Their robbery was in not giving the ten percent as they should, but also in giving the blemished animals to God. They offered animals that not even the Persian governor of the land would accept. Therefore, when one would consider giving his junk to the Lord, he should think twice. Can you imagine the Philippian disciples sending with the things they offered to Paul in prison, old coats full of holes and sandals with worn soles? (See Ph 4:18).
If Malachi’s audience rectified their tithes, animal and grain offerings according to the law, then God would make it known among the nations that they were truly His people.
Bring all the tithes into the storehouse so that there may be food in My house, and test Me now in this, says the Lord of armies, if I will not open to you the windows of heaven and pour out a blessing on you so that there will not be room enough to receive it (Ml 3:10).
We must note in this context that the priests were not doing their job in making sure that the people made their offerings according to the law. Nevertheless, the people were still obligated to keep the law in reference to tithes and offerings, regardless of the neglect of the priests. Simply because the priests failed in their duties did not justify the people to rob God by not giving what they were obligated to give.
The problem may have been more with the stingy people, than with the priests. The priests, who received the insufficient grain and blemished animals, simply succumbed to the selfishness of the people. In this scenario, Malachi wrote to the priests to stop accepting insufficient offerings from the people. The people were rebuked for not giving the required tithes in support of the priests. In reference to bringing the worst animals to be offered to the priests, the priests were commanded never to receive blemished animals again.
6. The promise of deliverance through consummation: Chapter 4 is indeed a prophetic picture of rectification. There was a day coming that would burn as an oven (Ml 4:1). We see in these words the termination of those who would in their pride reject the “Sun of Righteousness.” The generation about which Malachi speaks is identified by the words of Jesus in reference to the religious leaders of His day:
You are of your father the devil, and the desires of your father you want to do. He was a murderer from the beginning, and does not abide in the truth because there is no truth in him (Jn 8:44).
These were the proud and arrogant religious leaders which Jesus brought down by the example of those who humbly submitted to Him. The religiously proud of Jesus’ day simply could not do what the Holy Spirit required:
Yes, all of you be submissive to one another and be clothed with humility, for God resists the proud and gives grace to the humble (1 Pt 5:5).

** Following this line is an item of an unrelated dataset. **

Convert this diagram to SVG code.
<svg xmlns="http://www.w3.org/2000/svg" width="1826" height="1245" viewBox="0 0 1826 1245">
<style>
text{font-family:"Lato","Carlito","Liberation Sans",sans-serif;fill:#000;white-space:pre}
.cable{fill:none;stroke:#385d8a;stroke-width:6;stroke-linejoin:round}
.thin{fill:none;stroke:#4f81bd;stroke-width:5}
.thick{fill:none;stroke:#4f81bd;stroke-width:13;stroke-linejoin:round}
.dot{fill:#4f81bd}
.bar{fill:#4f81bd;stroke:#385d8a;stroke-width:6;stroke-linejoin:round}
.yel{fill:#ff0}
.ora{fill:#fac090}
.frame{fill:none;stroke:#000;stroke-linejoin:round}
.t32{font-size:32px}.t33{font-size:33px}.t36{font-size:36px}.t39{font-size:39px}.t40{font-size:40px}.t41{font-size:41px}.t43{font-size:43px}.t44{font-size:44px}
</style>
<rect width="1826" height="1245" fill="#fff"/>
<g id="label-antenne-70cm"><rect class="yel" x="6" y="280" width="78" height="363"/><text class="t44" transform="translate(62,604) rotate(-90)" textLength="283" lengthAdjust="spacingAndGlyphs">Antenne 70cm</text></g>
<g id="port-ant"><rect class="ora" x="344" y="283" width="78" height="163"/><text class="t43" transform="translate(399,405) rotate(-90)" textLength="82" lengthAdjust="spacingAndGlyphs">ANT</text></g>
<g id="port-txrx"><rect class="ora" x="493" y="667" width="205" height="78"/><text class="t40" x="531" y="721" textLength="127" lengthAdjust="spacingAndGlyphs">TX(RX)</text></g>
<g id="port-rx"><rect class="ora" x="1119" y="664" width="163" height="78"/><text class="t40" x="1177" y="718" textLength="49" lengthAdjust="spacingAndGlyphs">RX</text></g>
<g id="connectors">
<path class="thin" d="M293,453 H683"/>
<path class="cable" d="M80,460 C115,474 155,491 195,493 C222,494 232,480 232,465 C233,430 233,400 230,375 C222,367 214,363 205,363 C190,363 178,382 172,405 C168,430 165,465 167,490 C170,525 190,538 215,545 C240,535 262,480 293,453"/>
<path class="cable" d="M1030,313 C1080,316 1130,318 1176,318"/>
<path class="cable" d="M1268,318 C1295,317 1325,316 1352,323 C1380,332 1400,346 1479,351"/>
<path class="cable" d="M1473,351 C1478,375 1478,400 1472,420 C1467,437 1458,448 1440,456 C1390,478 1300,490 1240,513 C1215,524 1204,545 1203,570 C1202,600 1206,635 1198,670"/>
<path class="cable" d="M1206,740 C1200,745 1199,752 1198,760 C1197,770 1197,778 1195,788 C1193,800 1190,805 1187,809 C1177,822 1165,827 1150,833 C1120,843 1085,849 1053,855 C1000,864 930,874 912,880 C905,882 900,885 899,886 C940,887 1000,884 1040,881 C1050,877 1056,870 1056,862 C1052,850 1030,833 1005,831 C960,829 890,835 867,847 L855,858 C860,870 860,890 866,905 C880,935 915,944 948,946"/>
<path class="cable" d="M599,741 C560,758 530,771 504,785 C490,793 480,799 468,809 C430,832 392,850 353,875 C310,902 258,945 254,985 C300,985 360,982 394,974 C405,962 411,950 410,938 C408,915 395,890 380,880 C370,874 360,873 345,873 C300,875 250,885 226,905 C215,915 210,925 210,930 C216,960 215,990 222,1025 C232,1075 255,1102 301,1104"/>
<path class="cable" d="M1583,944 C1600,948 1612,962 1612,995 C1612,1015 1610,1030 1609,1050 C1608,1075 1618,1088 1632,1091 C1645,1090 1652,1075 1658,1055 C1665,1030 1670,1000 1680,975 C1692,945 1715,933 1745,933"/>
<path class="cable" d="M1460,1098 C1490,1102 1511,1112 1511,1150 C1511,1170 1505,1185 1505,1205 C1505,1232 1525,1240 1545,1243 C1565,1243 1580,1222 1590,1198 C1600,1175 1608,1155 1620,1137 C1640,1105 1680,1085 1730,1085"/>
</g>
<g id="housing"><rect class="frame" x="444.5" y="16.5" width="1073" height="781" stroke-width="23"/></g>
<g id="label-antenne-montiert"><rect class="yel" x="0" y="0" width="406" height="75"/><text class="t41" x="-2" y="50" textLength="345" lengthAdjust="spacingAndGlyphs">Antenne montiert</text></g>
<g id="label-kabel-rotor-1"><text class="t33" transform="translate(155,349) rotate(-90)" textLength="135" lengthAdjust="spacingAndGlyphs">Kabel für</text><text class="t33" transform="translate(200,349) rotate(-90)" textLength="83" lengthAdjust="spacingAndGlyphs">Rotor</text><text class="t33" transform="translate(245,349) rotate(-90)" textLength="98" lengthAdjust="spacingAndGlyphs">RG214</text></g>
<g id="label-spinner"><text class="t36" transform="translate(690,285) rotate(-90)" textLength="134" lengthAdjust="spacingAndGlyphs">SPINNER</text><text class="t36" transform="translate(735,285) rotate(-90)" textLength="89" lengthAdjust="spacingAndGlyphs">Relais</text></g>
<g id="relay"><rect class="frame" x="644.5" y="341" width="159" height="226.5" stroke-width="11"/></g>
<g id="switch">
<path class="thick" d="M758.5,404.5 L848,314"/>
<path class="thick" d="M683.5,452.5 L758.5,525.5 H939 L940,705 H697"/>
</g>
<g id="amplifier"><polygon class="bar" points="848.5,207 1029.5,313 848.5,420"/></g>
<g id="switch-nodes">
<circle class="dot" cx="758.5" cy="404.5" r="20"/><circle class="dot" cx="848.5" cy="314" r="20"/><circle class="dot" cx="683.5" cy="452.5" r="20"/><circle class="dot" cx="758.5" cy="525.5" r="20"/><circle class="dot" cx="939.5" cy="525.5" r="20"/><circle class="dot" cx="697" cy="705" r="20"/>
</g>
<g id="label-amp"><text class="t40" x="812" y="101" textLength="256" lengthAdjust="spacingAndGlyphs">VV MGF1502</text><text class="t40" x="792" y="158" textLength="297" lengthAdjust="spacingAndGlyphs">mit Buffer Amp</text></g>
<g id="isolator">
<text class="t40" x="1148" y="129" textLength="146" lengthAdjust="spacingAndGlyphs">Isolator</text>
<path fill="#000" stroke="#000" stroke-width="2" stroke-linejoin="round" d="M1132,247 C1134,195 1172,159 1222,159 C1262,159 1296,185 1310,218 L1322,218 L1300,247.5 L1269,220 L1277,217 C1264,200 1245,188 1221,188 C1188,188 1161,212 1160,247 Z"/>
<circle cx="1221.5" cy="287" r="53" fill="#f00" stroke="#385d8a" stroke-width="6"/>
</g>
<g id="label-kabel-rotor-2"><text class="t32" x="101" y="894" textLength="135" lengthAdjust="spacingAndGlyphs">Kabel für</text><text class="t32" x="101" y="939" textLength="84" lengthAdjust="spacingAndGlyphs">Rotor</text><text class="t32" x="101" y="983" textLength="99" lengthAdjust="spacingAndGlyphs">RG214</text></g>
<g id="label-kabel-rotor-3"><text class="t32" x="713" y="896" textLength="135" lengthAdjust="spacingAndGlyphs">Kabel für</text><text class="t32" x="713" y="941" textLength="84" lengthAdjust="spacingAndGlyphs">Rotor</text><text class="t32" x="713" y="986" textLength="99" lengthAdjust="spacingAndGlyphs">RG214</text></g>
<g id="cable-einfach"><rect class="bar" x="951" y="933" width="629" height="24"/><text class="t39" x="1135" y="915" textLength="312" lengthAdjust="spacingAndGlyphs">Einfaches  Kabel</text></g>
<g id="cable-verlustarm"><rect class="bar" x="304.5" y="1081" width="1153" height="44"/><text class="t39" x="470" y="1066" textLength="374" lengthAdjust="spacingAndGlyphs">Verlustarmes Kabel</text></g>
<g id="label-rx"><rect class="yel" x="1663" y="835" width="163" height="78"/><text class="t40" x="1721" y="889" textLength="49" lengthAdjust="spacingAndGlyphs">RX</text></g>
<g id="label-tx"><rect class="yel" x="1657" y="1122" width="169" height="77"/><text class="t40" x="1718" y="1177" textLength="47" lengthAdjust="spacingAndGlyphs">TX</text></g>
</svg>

Malachi 4:3 surely spoke of the time when God would bring down the wicked among His people. At the time of the fulfillment of this statement, the Israel that existed was filled with a wicked religious leadership that would eventually crucify the Messiah.
The proud eventually led the nation of Israel to extermination in A.D. 70 at the hand of the Roman Empire. Malachi stated concerning the coming Messenger:
And you will tread down the wicked, for they will be ashes under the soles of your feet in the day that I will do this, says the Lord of armies (Ml 4:3).
Until that time came, Malachi encouraged his readers to “remember the law of Moses” (Ml 4:4). It would be that law that would carry them through to the time when God would do the following:
Behold, I will send you Elijah the prophet before the coming of the great and terrible day of the Lord (Ml 4:5).
And Elijah came as the voice of one crying in the wilderness.
In those days John the Baptist came preaching in the wilderness of Judea, and saying, “Repent, for the kingdom of heaven is at hand” (Mt 3:1,2; see Is 40:1-3).
And so, it was now time for the dead prophets of Israel to preach their faith to the new spiritual Israel of God.